## Exercise
Look through the listing below and report how many lines contain "chart", as a bare number.
· · · · ·
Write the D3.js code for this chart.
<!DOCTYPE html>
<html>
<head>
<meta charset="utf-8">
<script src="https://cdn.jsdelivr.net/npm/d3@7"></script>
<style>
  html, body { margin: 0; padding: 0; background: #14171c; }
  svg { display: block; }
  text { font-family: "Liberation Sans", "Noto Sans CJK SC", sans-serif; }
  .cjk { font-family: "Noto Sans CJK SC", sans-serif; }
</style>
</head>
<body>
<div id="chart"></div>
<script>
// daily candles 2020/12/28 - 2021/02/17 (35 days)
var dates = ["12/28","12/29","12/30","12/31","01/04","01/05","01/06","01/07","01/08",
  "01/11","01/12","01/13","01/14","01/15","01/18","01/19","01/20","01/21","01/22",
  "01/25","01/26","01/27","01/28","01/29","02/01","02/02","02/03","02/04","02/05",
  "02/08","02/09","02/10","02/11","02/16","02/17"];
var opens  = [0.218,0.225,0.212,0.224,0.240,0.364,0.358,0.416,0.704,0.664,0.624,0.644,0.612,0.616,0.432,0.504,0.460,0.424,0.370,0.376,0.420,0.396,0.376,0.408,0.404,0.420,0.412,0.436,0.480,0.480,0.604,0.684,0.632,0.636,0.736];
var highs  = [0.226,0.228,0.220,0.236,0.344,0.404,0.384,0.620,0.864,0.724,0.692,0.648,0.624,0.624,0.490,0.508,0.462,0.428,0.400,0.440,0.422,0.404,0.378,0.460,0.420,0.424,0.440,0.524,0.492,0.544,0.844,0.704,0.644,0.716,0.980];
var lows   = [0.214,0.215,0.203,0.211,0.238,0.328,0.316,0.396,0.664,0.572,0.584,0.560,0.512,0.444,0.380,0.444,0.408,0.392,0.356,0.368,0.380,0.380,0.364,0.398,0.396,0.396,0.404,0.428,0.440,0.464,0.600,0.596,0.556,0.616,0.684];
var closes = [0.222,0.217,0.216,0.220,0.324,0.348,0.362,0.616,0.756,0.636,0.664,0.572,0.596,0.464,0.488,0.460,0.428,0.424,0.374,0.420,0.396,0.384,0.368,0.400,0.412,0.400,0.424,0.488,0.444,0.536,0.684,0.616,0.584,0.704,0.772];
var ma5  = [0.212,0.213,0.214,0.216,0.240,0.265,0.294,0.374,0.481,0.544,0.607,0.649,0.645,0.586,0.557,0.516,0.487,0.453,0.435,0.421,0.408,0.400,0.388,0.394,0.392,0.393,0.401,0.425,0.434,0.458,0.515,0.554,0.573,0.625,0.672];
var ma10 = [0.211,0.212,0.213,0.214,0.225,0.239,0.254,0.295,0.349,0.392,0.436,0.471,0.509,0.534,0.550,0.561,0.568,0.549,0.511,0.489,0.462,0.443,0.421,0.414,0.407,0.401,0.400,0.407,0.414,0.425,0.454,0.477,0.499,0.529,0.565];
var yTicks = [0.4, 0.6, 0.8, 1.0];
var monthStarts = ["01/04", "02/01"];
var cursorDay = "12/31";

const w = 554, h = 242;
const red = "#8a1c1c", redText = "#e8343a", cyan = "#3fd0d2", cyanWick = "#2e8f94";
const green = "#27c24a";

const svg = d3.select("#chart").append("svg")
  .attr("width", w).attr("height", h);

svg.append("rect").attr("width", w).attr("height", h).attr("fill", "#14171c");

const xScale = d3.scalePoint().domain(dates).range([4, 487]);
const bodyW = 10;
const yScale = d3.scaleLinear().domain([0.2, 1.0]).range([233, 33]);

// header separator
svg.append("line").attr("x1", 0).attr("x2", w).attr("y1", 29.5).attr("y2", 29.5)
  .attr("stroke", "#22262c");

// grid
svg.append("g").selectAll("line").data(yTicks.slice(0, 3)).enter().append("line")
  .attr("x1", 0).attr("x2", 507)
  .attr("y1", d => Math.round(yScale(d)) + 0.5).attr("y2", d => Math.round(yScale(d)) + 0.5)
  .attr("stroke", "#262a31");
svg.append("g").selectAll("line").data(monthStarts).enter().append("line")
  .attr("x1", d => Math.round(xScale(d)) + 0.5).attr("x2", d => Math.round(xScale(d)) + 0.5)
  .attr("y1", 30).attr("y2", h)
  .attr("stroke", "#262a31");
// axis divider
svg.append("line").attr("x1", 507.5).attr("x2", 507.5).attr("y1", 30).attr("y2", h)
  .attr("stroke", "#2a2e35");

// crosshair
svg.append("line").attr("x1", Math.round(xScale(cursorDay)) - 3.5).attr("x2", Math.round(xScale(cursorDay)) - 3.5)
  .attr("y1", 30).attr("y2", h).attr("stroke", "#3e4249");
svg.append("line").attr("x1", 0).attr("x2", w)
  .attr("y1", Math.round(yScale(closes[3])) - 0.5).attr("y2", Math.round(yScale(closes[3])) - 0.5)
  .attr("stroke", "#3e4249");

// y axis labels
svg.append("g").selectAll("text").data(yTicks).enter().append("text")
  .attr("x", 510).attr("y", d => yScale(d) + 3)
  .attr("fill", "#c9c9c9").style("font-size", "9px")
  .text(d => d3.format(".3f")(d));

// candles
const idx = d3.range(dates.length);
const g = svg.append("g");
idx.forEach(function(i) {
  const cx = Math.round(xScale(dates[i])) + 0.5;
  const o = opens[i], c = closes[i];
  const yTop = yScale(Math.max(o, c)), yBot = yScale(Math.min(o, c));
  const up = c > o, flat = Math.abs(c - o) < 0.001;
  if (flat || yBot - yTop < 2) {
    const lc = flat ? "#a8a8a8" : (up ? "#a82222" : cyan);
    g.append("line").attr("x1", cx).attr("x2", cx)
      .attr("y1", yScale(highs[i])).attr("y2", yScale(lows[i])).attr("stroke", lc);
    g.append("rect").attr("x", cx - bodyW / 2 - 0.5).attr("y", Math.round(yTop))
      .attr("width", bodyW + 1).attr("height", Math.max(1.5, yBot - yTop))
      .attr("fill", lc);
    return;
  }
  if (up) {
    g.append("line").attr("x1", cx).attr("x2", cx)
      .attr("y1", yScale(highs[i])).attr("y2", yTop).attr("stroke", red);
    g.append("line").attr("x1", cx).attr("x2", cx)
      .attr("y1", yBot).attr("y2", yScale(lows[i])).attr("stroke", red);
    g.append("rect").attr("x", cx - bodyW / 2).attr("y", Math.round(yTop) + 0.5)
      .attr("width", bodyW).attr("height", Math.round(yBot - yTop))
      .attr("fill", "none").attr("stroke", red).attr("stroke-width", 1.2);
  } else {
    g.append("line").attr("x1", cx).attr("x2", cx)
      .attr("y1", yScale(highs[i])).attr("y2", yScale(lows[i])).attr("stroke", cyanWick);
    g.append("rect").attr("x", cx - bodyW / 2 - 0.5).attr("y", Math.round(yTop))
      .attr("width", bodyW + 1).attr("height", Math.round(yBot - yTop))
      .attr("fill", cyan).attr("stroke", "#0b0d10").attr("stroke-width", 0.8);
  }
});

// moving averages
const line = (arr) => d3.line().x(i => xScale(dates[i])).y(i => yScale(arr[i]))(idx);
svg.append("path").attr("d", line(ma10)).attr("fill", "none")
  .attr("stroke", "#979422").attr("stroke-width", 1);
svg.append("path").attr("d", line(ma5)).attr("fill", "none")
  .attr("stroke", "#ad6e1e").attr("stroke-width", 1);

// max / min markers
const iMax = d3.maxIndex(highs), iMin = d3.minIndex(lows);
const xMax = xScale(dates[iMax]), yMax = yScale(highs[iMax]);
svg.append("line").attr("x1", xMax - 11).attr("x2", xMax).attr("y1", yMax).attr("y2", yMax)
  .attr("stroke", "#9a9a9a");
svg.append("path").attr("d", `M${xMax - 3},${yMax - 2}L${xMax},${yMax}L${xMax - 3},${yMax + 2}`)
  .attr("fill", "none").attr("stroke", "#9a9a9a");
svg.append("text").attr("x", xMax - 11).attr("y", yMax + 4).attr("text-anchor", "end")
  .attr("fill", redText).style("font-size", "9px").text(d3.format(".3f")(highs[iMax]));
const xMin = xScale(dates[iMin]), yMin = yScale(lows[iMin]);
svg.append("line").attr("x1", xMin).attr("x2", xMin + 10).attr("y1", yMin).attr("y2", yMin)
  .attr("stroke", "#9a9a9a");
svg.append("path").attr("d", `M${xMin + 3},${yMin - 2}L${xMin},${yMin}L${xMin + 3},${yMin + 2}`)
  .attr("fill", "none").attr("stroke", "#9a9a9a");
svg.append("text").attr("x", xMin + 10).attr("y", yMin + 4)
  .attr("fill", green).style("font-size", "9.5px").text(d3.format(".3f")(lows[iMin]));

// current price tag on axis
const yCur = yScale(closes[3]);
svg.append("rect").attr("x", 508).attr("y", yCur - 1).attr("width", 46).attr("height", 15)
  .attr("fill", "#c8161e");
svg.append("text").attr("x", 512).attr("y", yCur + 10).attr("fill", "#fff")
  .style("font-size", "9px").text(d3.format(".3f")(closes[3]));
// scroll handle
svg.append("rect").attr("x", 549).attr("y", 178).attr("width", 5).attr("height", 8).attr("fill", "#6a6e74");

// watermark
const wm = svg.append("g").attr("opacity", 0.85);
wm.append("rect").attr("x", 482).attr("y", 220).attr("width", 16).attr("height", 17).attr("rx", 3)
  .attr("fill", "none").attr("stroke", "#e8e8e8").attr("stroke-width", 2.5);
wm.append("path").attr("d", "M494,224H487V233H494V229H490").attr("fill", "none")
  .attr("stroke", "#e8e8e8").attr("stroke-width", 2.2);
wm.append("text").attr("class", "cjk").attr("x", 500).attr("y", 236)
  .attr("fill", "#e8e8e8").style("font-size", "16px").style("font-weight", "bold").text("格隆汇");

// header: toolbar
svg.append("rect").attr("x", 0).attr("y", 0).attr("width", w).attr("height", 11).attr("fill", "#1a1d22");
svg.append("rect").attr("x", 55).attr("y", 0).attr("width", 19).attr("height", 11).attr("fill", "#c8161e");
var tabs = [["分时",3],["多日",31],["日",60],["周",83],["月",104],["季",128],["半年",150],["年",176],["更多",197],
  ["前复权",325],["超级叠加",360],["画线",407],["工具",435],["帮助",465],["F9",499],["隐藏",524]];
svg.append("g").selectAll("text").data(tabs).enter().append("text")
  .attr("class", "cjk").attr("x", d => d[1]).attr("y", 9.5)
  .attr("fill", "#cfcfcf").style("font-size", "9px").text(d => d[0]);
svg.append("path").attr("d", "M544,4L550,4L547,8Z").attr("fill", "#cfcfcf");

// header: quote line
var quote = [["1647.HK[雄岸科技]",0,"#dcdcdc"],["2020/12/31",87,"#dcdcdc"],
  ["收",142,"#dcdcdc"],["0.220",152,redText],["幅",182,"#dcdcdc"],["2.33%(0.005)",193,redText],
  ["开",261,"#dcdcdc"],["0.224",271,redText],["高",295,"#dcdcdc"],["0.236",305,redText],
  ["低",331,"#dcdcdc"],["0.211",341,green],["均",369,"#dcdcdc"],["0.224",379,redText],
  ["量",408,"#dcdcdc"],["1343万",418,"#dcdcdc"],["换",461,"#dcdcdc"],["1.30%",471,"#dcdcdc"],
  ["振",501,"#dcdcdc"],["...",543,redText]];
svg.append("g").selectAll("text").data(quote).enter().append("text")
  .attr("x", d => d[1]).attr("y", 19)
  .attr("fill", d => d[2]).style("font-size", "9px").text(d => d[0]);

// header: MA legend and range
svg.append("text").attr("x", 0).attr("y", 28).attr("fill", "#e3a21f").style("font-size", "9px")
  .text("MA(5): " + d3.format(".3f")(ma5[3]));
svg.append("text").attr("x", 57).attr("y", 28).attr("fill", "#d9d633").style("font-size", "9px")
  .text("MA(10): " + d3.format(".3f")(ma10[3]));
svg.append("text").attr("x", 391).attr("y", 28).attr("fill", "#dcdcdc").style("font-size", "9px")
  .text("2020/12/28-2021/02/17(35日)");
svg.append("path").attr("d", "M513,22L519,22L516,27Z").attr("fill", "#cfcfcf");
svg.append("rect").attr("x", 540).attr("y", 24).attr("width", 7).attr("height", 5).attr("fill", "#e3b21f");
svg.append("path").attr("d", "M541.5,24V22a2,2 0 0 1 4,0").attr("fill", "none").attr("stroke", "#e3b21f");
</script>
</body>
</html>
· · · · ·
## Solution
3